Teoría y Práctica

Consejo Académico, Libertad y Progreso

¿Para cambiar la situación de una sociedad debe partirse de los ideales y tratar de que la realidad se vaya adaptando a ellos o debe partirse de la realidad y tratar de irla llevando hacia dónde se considera correcto? La pregunta no es meramente retórica, de acuerdo a lo que se piense se siguen estrategias diferentes. Supongamos que pensamos que Uruguay debe desmonopolizar todos los mercados en que actualmente el estado tiene monopolios legales.  Si se presenta una ley que desmonopoliza uno de ellos ¿debe apoyarse porque es un avance o debe descartarse porque es una concesión hacia el objetivo final? La respuesta depende desde qué ventana nos asomemos a la realidad.

En general la posición del intelectual es de máximas. Si no se logra lo deseable todo lo que quede a medio camino son migajas. Aceptar una situación de transacción políticamente viable es una traición similar a abandonar la causa. Del otro lado el político mira la realidad y de allí intenta llevarla para el lado que considera correcto (suponiendo que tiene una idea de hacia dónde debería ir). Un avance hacia el lado correcto aunque implique dejar temas importantes de lado será positivo, cuando no un milagro, en el mundo de las complejas negociaciones sectoriales, partidarias e interpartidarias.

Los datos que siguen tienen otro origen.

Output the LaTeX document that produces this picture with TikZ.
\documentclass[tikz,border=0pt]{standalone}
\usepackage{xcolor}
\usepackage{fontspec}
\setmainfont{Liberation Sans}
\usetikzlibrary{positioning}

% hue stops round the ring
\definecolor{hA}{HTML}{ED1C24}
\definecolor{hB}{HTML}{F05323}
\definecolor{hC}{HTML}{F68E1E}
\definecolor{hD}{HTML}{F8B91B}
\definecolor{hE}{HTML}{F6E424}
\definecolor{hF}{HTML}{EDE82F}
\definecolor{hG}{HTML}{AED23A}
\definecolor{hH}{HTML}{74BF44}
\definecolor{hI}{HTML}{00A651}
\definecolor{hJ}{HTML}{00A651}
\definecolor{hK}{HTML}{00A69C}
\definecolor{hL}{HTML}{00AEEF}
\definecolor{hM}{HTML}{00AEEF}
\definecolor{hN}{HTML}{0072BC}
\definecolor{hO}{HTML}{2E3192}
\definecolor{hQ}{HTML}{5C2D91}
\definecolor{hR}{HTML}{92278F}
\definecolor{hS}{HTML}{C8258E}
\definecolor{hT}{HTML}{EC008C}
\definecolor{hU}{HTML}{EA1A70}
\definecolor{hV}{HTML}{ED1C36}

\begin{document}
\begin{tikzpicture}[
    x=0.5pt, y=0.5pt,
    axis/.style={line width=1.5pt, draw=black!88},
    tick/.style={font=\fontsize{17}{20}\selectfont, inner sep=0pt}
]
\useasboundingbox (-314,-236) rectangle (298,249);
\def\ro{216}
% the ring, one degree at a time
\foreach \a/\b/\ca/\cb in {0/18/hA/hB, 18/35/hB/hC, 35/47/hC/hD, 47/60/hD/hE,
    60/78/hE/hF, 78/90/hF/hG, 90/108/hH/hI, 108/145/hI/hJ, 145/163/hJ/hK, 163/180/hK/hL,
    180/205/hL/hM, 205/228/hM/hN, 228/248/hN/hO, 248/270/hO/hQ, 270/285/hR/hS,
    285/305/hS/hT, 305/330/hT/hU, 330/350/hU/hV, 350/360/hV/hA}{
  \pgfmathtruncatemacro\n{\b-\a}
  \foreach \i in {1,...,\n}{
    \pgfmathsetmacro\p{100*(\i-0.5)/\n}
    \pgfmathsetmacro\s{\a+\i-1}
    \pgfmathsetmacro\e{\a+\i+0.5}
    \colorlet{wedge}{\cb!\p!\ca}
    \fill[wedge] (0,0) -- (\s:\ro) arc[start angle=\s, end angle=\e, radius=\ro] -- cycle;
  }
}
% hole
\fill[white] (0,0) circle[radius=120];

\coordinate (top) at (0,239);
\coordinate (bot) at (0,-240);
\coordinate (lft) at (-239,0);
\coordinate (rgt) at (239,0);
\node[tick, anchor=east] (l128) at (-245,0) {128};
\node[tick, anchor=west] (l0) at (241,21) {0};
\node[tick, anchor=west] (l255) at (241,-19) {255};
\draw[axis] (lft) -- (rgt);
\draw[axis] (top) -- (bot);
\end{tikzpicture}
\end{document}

El tema es que el político y el intelectual se mueven en mundos diferentes. Como suele decir Alberto Benegas Lynch (h), el profesor que dé su clase de acuerdo a lo que los alumnos quieren escuchar está perdido como profesor, pero el político que hable al electorado sin tener en cuenta lo que el electorado quiere escuchar está perdido como político. Desde la academia se puede decir lo que se piensa con un grado de libertad superior al del político, y es que hacer política implica necesariamente un grado de compromiso con la realidad que al intelectual le parece sucio y espurio.  Por su parte, el político suele pensar que es muy fácil predicar desde la prensa o el aula sin tener que someterse a la opinión pública y considera que su acción en definitiva es estéril, pura geometría en el espacio.

¿Quién tiene razón? Ninguno. El punto central es entender que desarrollan tareas distintas. Pensemos en dos personas que tienen las mismas ideas sobre la sociedad, para nuestro ejemplo no importa si son marxistas, liberales, anarquistas o socialdemócratas, uno es un diputado y el otro un investigador de un centro académico. El diputado intentará que se aprueben aquellas leyes que van en el sentido que considera correcto, pero para redactar un proyecto de ley necesariamente debe partir de la situación existente, debe lidiar con las leyes vigentes, con las ideas de sus propios correligionarios y de los demás partidos, que pueden coincidir o no en distintos grados, debe superar comisiones, plenarios, votaciones en dos cámaras, promulgación por el Ejecutivo además de la batalla en la opinión pública por convencer de las bondades de su idea. Si luego de todo esto logra que la realidad se acerque un poco más a su ideal lo considerará un éxito. Y lo es.

El intelectual en cambio se quejará de las soluciones de compromiso, dirá que a ese ritmo no se van a ver avances significativos en generaciones, que no se logró revertir el rumbo general de la sociedad (que considera equivocado) y seguirá llamando a tomar acciones más radicales. Y tiene razón.

Lo que no se debe perder de vista es que la tarea del político y del intelectual deben ser complementarias y no competitivas. Mal hace el político que critica al intelectual que piensa como él, como mal hace el intelectual que critica al político que comparte sus ideas. El intelectual en su radicalismo amplía el panorama de ideas, hace que la gente considere opciones que no sabía que existían, hace conocer autores que la opinión pública desconocía y hace que las ideas políticas cercanas a las suyas suenen menos radicales y por lo tanto más aceptables para el electorado. En definitiva, ayuda al político. El político al buscar el apoyo de gente que piensa como él difunde ideas, intenta lograr avances aunque sean parciales y somete al sistema democrático las reformas que considera necesarias, lo que también en definitiva, ayuda a la tarea del intelectual.

Por lo tanto, al discutirse el sempiterno tema de cómo compatibilizar la teoría con la realidad muchas veces se yerra simplemente por una cuestión de enfoque. Si no se entiende que el trabajo del político y del intelectual son diferentes y complementarios, personas que deberían trabajar en el mismo bando terminarán viéndose como enemigos. Y así, finalmente, los que terminan ganando son los verdaderos adversarios de sus ideas.

*Publicado en Sociedad Uruguaya, Montevideo.